I ask him if he means that he considered ending his life. He says no. "But it was really one of the most devastating things that I have ever witnessed in all of my life. You keep asking yourself, 'Why, where did it come from, what is it all about?' All of this. I just really can't describe it. It took me down onto the floor.

"It's something that I hope would never have to happen to anybody. It's something you really can't explain."

He says he has never been charged with anything more than a traffic ticket in his 64 years. But at some point in the many months when he was under indictment, Johnson had a realization that doesn't occur to people who have never been in trouble. Talking with lawyers, the questions they asked, the things they told him to be prepared for, all of it provided a window on a world he knew little about. He was headed to the courthouse at some point. Johnson began to see the courthouse as a place where lawyers would play a game of chess in which he would be their pawn.

"Number one, what gets you so much," he says, "I knew I hadn't done anything. But when you get into the legal system, you realize that everybody who goes to jail is not guilty. It's who can put their case on best."

Just being that vulnerable was a source of gnawing unease. "You feel violated," he says. "Even though you try to keep on living your life the way you have been all the time, I can tell you it visits you every day."

Because he was a public official caught up in a larger drama — the news story of the Inland Port — his indictment was painfully high-profile. "Even though you know you're not guilty, it stains you for something like that to come out," he says, shaking his head. "People looking at the TV."

I came back a second day, and we talked again. This time, when my line of questioning was less a surprise, Johnson wanted to talk more about what went right rather than only what went wrong.

"I was just so blessed," he said. "I would say that I had a real strong group of friends. Every time I would get a call or talk to one of them, they would always tell me that, 'We know you didn't do nothing, and we stand behind you. We hate it's happening to you.'"

I have to believe that the emotional experience of being publicly and formally accused of a crime is different, depending on whether you think you're innocent or not. I have already said I never thought Johnson was guilty of anything, but I think I also said that was a two-bit opinion.

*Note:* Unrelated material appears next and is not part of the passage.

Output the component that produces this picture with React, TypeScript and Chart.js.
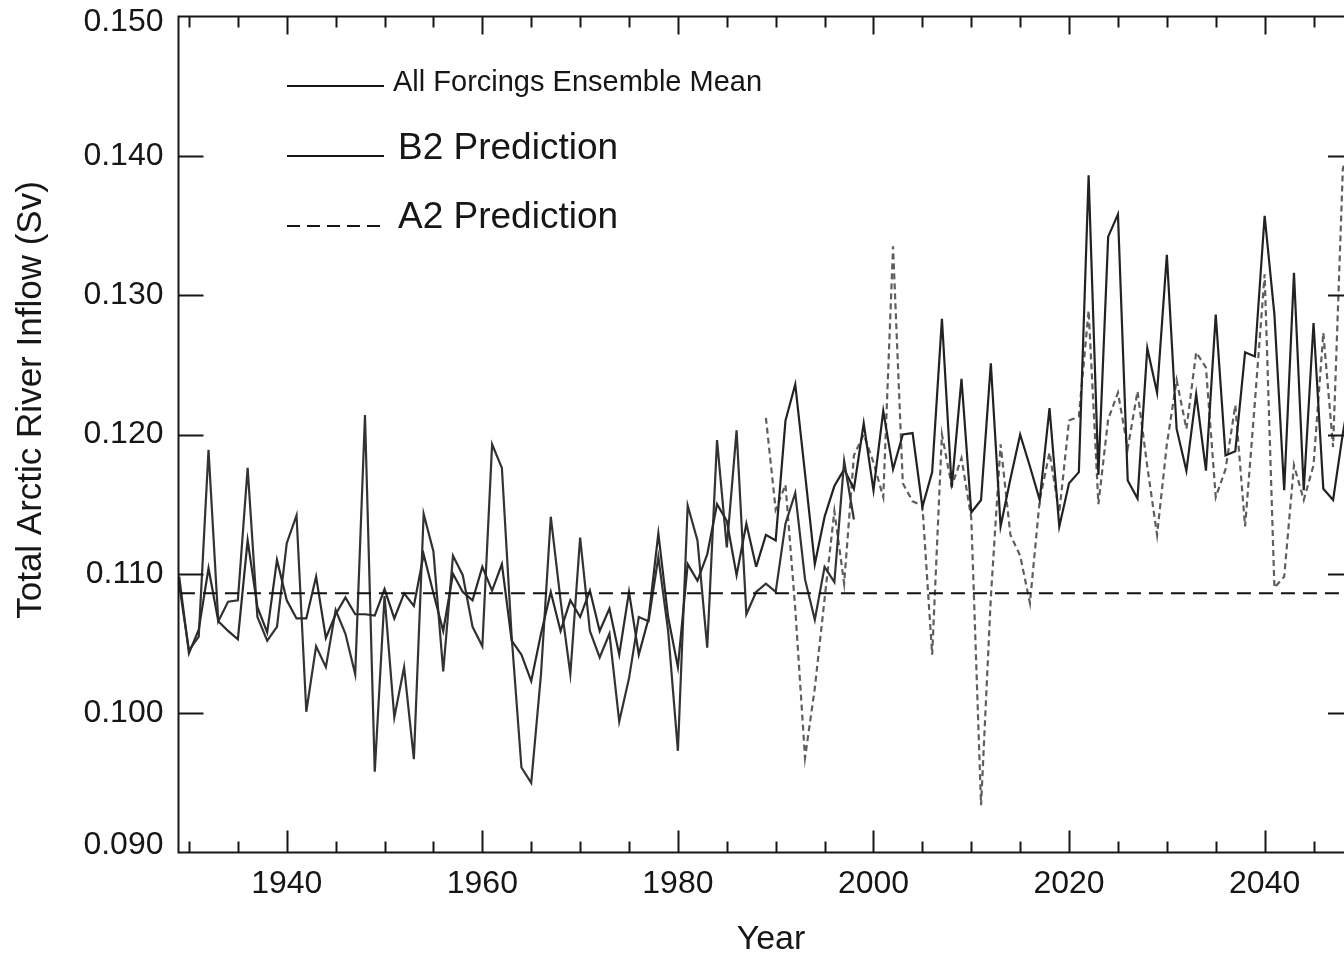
import React, { useEffect, useRef } from 'react';
import { Chart, registerables } from 'chart.js';

Chart.register(...registerables);

// ---------------- data (Sv) ----------------
const ENSEMBLE_START = 1929;
const ENSEMBLE_MEAN = [
  0.1098, 0.1043, 0.1060, 0.1104, 0.1066, 0.1059, 0.1053, 0.1124, 0.1076, 0.1058,
  0.1110, 0.1081, 0.1068, 0.1068, 0.1098, 0.1054, 0.1071, 0.1083, 0.1071, 0.1071,
  0.1070, 0.1089, 0.1068, 0.1086, 0.1077, 0.1114, 0.1086, 0.1059, 0.1100, 0.1087,
  0.1081, 0.1105, 0.1088, 0.1107, 0.1052, 0.1042, 0.1023, 0.1057, 0.1087, 0.1059,
  0.1081, 0.1069, 0.1088, 0.1059, 0.1075, 0.1042, 0.1087, 0.1042, 0.1068, 0.1129,
  0.1069, 0.1033, 0.1107, 0.1095, 0.1114, 0.1150, 0.1138, 0.1099, 0.1136, 0.1105,
];

const OBSERVED_START = 1929;
const OBSERVED = [
  0.1092, 0.1045, 0.1055, 0.1189, 0.1066, 0.1080, 0.1081, 0.1176, 0.1069, 0.1052,
  0.1062, 0.1122, 0.1142, 0.1001, 0.1048, 0.1033, 0.1074, 0.1057, 0.1028, 0.1214,
  0.0958, 0.1084, 0.0997, 0.1033, 0.0967, 0.1143, 0.1116, 0.1030, 0.1113, 0.1099,
  0.1062, 0.1048, 0.1193, 0.1176, 0.1055, 0.0961, 0.0950, 0.1028, 0.1141, 0.1081,
  0.1028, 0.1126, 0.1059, 0.1040, 0.1057, 0.0994, 0.1025, 0.1069, 0.1066, 0.1112,
  0.1059, 0.0973, 0.1149, 0.1124, 0.1047, 0.1196, 0.1119, 0.1203, 0.1071, 0.1087,
  0.1093, 0.1087, 0.1136, 0.1158, 0.1096, 0.1067, 0.1105, 0.1094, 0.1181, 0.1139,
];

const B2_START = 1988;
const B2_PREDICTION = [
  0.1105, 0.1128, 0.1124, 0.1210, 0.1236, 0.1172, 0.1107, 0.1141, 0.1163, 0.1175,
  0.1161, 0.1208, 0.1160, 0.1217, 0.1175, 0.1200, 0.1201, 0.1148, 0.1173, 0.1283,
  0.1162, 0.1240, 0.1144, 0.1153, 0.1251, 0.1134, 0.1168, 0.1200, 0.1177, 0.1153,
  0.1219, 0.1134, 0.1165, 0.1173, 0.1386, 0.1171, 0.1342, 0.1358, 0.1167, 0.1154,
  0.1262, 0.1230, 0.1329, 0.1204, 0.1174, 0.1229, 0.1174, 0.1286, 0.1185, 0.1188,
  0.1259, 0.1256, 0.1357, 0.1286, 0.1160, 0.1316, 0.1160, 0.1280, 0.1161, 0.1153,
  0.1201, 0.1240,
];

const A2_START = 1989;
const A2_PREDICTION = [
  0.1212, 0.1146, 0.1164, 0.1075, 0.0968, 0.1018, 0.1082, 0.1145, 0.1093, 0.1185,
  0.1200, 0.1180, 0.1155, 0.1335, 0.1165, 0.1152, 0.1149, 0.1042, 0.1200, 0.1163,
  0.1183, 0.1140, 0.0934, 0.1083, 0.1193, 0.1128, 0.1113, 0.1079, 0.1153, 0.1187,
  0.1144, 0.1210, 0.1213, 0.1289, 0.1150, 0.1211, 0.1230, 0.1190, 0.1231, 0.1177,
  0.1128, 0.1193, 0.1239, 0.1204, 0.1259, 0.1248, 0.1155, 0.1175, 0.1221, 0.1134,
  0.1223, 0.1315, 0.1090, 0.1098, 0.1178, 0.1153, 0.1178, 0.1273, 0.1191, 0.1391,
  0.1410,
];

const REFERENCE_LEVEL = 0.1086;

const X_MIN = 1928.93;
const X_MAX = 2048.32;
const Y_MIN = 0.09;
const Y_MAX = 0.15;
const Y_TICKS = [0.09, 0.1, 0.11, 0.12, 0.13, 0.14, 0.15];
const X_LABEL_YEARS = [1940, 1960, 1980, 2000, 2020, 2040];
const X_MINOR_STEP = 5;
const X_TICK_FIRST = 1930;
const X_TICK_LAST = 2045;
const Y_INNER_TICKS = [0.1, 0.11, 0.12, 0.13, 0.14];

const X_TITLE = 'Year';
const Y_TITLE = 'Total Arctic River Inflow (Sv)';
const LEGEND_LABELS = ['All Forcings Ensemble Mean', 'B2 Prediction', 'A2 Prediction'];

const FONT = "'Liberation Sans', Arial, Helvetica, sans-serif";
const INK = '#161616';

function toPoints(start: number, values: number[]) {
  return values.map((v, i) => ({ x: start + i, y: v }));
}

const framePlugin = {
  id: 'frameAndLegend',
  afterDraw(chart: any) {
    const { ctx, chartArea, scales } = chart;
    const { left, right, top, bottom } = chartArea;
    const xs = scales.x;
    const ys = scales.y;
    ctx.save();

    // frame
    ctx.strokeStyle = INK;
    ctx.lineWidth = 2;
    ctx.setLineDash([]);
    ctx.strokeRect(left, top, right - left, bottom - top);

    // inward tick marks
    ctx.beginPath();
    for (let yr = X_TICK_FIRST; yr <= X_TICK_LAST; yr += X_MINOR_STEP) {
      const px = Math.round(xs.getPixelForValue(yr)) + 0.5;
      const major = yr % 20 === 0;
      ctx.moveTo(px, bottom);
      ctx.lineTo(px, bottom - (major ? 22 : 11));
      ctx.moveTo(px, top);
      ctx.lineTo(px, top + (major ? 18 : 11));
    }
    for (const v of Y_INNER_TICKS) {
      const py = Math.round(ys.getPixelForValue(v)) + 0.5;
      ctx.moveTo(left, py);
      ctx.lineTo(left + 25, py);
      ctx.moveTo(right, py);
      ctx.lineTo(right - 18, py);
    }
    ctx.stroke();

    // y tick labels (end labels kept inside the frame height)
    ctx.fillStyle = INK;
    ctx.textAlign = 'right';
    ctx.textBaseline = 'middle';
    ctx.font = `32px ${FONT}`;
    for (const v of Y_TICKS) {
      let py = ys.getPixelForValue(v);
      py = Math.min(Math.max(py, top + 6), bottom - 7);
      ctx.fillText(v.toFixed(3), left - 15, py);
    }

    // axis titles
    ctx.textAlign = 'center';
    ctx.font = `34px ${FONT}`;
    ctx.fillText(X_TITLE, 771, 940);
    ctx.save();
    ctx.translate(31, 400);
    ctx.rotate(-Math.PI / 2);
    ctx.font = `35px ${FONT}`;
    ctx.fillText(Y_TITLE, 0, 0);
    ctx.restore();

    // legend
    const items = [
      { label: LEGEND_LABELS[0], y: 86, ty: 83, size: 29, dash: [] as number[], tx: 393 },
      { label: LEGEND_LABELS[1], y: 156, ty: 149, size: 37, dash: [] as number[], tx: 398 },
      { label: LEGEND_LABELS[2], y: 226, ty: 218, size: 37, dash: [13, 7], tx: 398 },
    ];
    ctx.textAlign = 'left';
    for (const it of items) {
      ctx.beginPath();
      ctx.setLineDash(it.dash);
      ctx.lineWidth = 2;
      ctx.moveTo(287, it.y);
      ctx.lineTo(384, it.y);
      ctx.stroke();
      ctx.setLineDash([]);
      ctx.font = `${it.size}px ${FONT}`;
      ctx.fillText(it.label, it.tx, it.ty);
    }
    ctx.restore();
  },
};

export default function App() {
  const ref = useRef<HTMLCanvasElement>(null);

  useEffect(() => {
    if (!ref.current) return;
    const lineBase = {
      pointRadius: 0,
      pointHoverRadius: 0,
      fill: false,
      tension: 0,
      borderWidth: 2.2,
    };
    const chart = new Chart(ref.current, {
      type: 'line',
      data: {
        datasets: [
          {
            ...lineBase,
            borderWidth: 2,
            label: 'Reference level',
            data: [
              { x: X_MIN - 2, y: REFERENCE_LEVEL },
              { x: X_MAX + 2, y: REFERENCE_LEVEL },
            ],
            borderColor: '#111111',
            borderDash: [14, 8],
          },
          {
            ...lineBase,
            label: LEGEND_LABELS[0],
            data: toPoints(ENSEMBLE_START, ENSEMBLE_MEAN),
            borderColor: '#2b2b2b',
          },
          {
            ...lineBase,
            label: 'Observed',
            data: toPoints(OBSERVED_START, OBSERVED),
            borderColor: '#333333',
          },
          {
            ...lineBase,
            label: LEGEND_LABELS[1],
            data: toPoints(B2_START, B2_PREDICTION),
            borderColor: '#222222',
          },
          {
            ...lineBase,
            label: LEGEND_LABELS[2],
            data: toPoints(A2_START, A2_PREDICTION),
            borderColor: '#5e5e5e',
            borderDash: [6, 4],
          },
        ],
      },
      options: {
        responsive: false,
        maintainAspectRatio: false,
        animation: false,
        devicePixelRatio: 1,
        layout: { padding: { left: 0, right: 6, top: 16.5, bottom: 0 } },
        plugins: {
          legend: { display: false },
          tooltip: { enabled: false },
        },
        scales: {
          x: {
            type: 'linear',
            min: X_MIN,
            max: X_MAX,
            grid: { display: false, drawTicks: false, tickLength: 0 },
            border: { display: false },
            afterBuildTicks: (scale: any) => {
              scale.ticks = X_LABEL_YEARS.map((v) => ({ value: v }));
            },
            afterFit: (scale: any) => {
              scale.height = 106.5;
              scale.paddingLeft = 0;
              scale.paddingRight = 0;
            },
            ticks: {
              autoSkip: false,
              maxRotation: 0,
              padding: 16,
              color: INK,
              font: { family: FONT, size: 32, lineHeight: 1 },
              callback: (v: any) => String(v),
            },
          },
          y: {
            type: 'linear',
            min: Y_MIN,
            max: Y_MAX,
            grid: { display: false, drawTicks: false, tickLength: 0 },
            border: { display: false },
            afterBuildTicks: (scale: any) => {
              scale.ticks = Y_TICKS.map((v) => ({ value: v }));
            },
            afterFit: (scale: any) => {
              scale.width = 178.5;
              scale.paddingTop = 0;
              scale.paddingBottom = 0;
            },
            ticks: {
              display: false,
              padding: 15,
              font: { family: FONT, size: 32, lineHeight: 1 },
            },
          },
        },
      },
      plugins: [framePlugin],
    } as any);
    return () => chart.destroy();
  }, []);

  return (
    <div
      style={{
        position: 'fixed',
        left: 0,
        top: 0,
        width: 1344,
        height: 959,
        overflow: 'hidden',
        background: '#ffffff',
      }}
    >
      <canvas ref={ref} width={1352} height={959} style={{ display: 'block', width: 1352, height: 959 }} />
    </div>
  );
}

McElligott, the former police chief who carried out the investigation, makes a fair point. He's only the first step. If he sees an offense, he needs to put it into the case and allow the district attorney and the grand jury to decide on the next steps. Here they decided two things, first to indict, later to drop the case.

I am convinced of this beyond a doubt, however: Artis Johnson believes that he is utterly innocent of any crime. It's not an act. So, feeling that way, believing you are innocent, what is it like to stand accused?

"It's akin to a death in the family," he tells me. "You know what I'm saying? Your mother or something like that, your dad passing away. Only thing is, after a short period of time that starts healing. But this case lay open from April to December. It doesn't give you a chance to heal."